Lagat juga mengatakan, pungutan biaya Rp1.500 per tiket akan berdampak signifikan jika dihitung berdasarkan jumlah penumpang harian di Pelabuhan SBP. Namun, tanpa manfaat langsung bagi masyarakat, pungutan ini hanya akan menimbulkan keberatan.
“Jika pelayanan belum memadai, seperti antrean panjang, penumpang overload, dan minimnya fasilitas, masyarakat tentu akan menolak,” tambahnya.
Atas hal itu Lagat menyatakan, penerapan sistem E-ticketing ini, memerlukan tahapan yang matang, termasuk pembahasan bersama Pelindo, KSOP, operator kapal, agen tiket, dan masyarakat. Langkah ini sebutnya, bertujuan agar implementasi berjalan lancar dan sesuai kebutuhan pengguna layanan.
Sebelumnya, sejumlah warga Tanjungpinang dan Bintan mengaku kecewa karena mereka tetap dikenakan biaya layanan meskipun tidak pernah menggunakan atau mengakses aplikasi tersebut.

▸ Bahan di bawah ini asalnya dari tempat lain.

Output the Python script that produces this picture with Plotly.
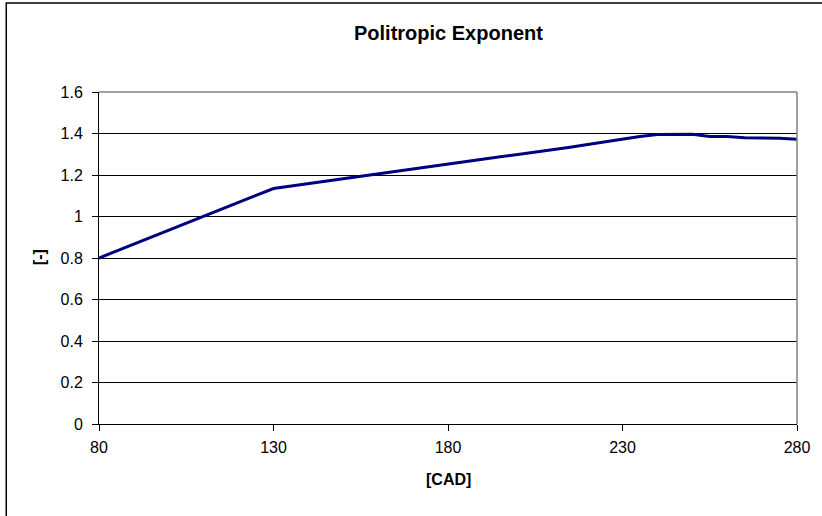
import plotly.graph_objects as go

cad = [80, 85, 90, 95, 100, 105, 110, 115, 120, 125, 130,
       135, 140, 145, 150, 155, 160, 165, 170, 175, 180,
       185, 190, 195, 200, 205, 210, 215, 220, 225, 230,
       235, 240, 245, 250, 255, 260, 265, 270, 275, 280]
exponent = [0.800, 0.834, 0.867, 0.901, 0.934, 0.968, 1.001, 1.035, 1.068, 1.102, 1.135,
            1.147, 1.158, 1.170, 1.182, 1.194, 1.206, 1.218, 1.230, 1.242, 1.255,
            1.266, 1.277, 1.288, 1.299, 1.310, 1.321, 1.334, 1.347, 1.360, 1.372,
            1.386, 1.395, 1.396, 1.396, 1.386, 1.385, 1.379, 1.378, 1.377, 1.372]

x_ticks = [80, 130, 180, 230, 280]
y_ticks = [0, 0.2, 0.4, 0.6, 0.8, 1, 1.2, 1.4, 1.6]
y_tick_text = ["0", "0.2", "0.4", "0.6", "0.8", "1", "1.2", "1.4", "1.6"]

FONT = "Liberation Sans, Arial, sans-serif"

fig = go.Figure()
fig.add_trace(go.Scatter(x=cad, y=exponent, mode="lines",
                         line=dict(color="#000080", width=3), showlegend=False))

fig.update_layout(
    width=822, height=516,
    margin=dict(l=99, r=23, t=92, b=92),
    paper_bgcolor="white", plot_bgcolor="white",
    font=dict(family=FONT, color="black", size=16),
    xaxis=dict(range=[80, 280], tickvals=x_ticks, showgrid=False, zeroline=False,
               showline=True, linecolor="black", linewidth=1,
               ticks="outside", ticklen=6, tickcolor="black",
               ticklabelstandoff=3, tickfont=dict(size=16)),
    yaxis=dict(range=[0, 1.6], tickvals=y_ticks, ticktext=y_tick_text,
               showgrid=True, gridcolor="black", gridwidth=1, zeroline=False,
               showline=True, linecolor="black", linewidth=1,
               ticks="outside", ticklen=6, tickcolor="black",
               ticklabelstandoff=6, tickfont=dict(size=16)),
    shapes=[
        dict(type="line", xref="paper", yref="paper", x0=0, x1=1, y0=1, y1=1,
             line=dict(color="#808080", width=1.5)),
        dict(type="line", xref="paper", yref="paper", x0=1, x1=1, y0=0, y1=1,
             line=dict(color="#808080", width=1.5)),
        dict(type="rect", xref="paper", yref="paper",
             x0=(6 - 99) / 700, x1=(840 - 99) / 700,
             y0=(424 - 540) / 332, y1=(424 - 3) / 332,
             line=dict(color="black", width=1.5)),
    ],
    annotations=[
        dict(text="<b>Politropic Exponent</b>", xref="paper", yref="paper",
             x=0.5, y=(424 - 33) / 332, showarrow=False,
             font=dict(size=20), xanchor="center", yanchor="middle"),
        dict(text="<b>[CAD]</b>", xref="paper", yref="paper",
             x=0.5, y=(424 - 480) / 332, showarrow=False,
             font=dict(size=16), xanchor="center", yanchor="middle"),
        dict(text="<b>[-]</b>", xref="paper", yref="paper",
             x=(39 - 99) / 700, y=(424 - 257) / 332, showarrow=False,
             textangle=-90, font=dict(size=16), xanchor="center", yanchor="middle"),
    ],
)

fig.write_html("out.html", config={"displayModeBar": False},
               post_script="document.body.style.margin='0';document.body.style.overflow='hidden';")
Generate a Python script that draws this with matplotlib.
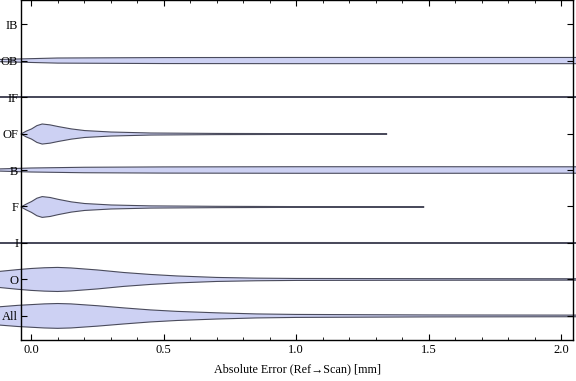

Mereka meminta KSOP Tanjungpinang dan pihak terkait untuk memberikan klarifikasi serta menghentikan pungutan yang dianggap merugikan ini.
Menanggapi keluhan ini, Nicholas Anggada, CEO & Co-Founder PT Mitra Kasih Perkasa (MKP)membantah tudingan aplikasi buatannya tidak berfungsi.
“Aplikasi kami merupakan sistem e-ticketing resmi yang menjadi bagian dari digitalisasi layanan transportasi laut di Kepulauan Riau,” katanya.
Meski begitu, masyarakat masih mempertanyakan mengapa aplikasi yang diklaim resmi tersebut tidak bisa diakses, terutama saat pembelian tiket, hingga antrian panjang pembeli tiket ferry setiap hari panjang dan mengular di Pelabuhan SBP Tanjungpinang.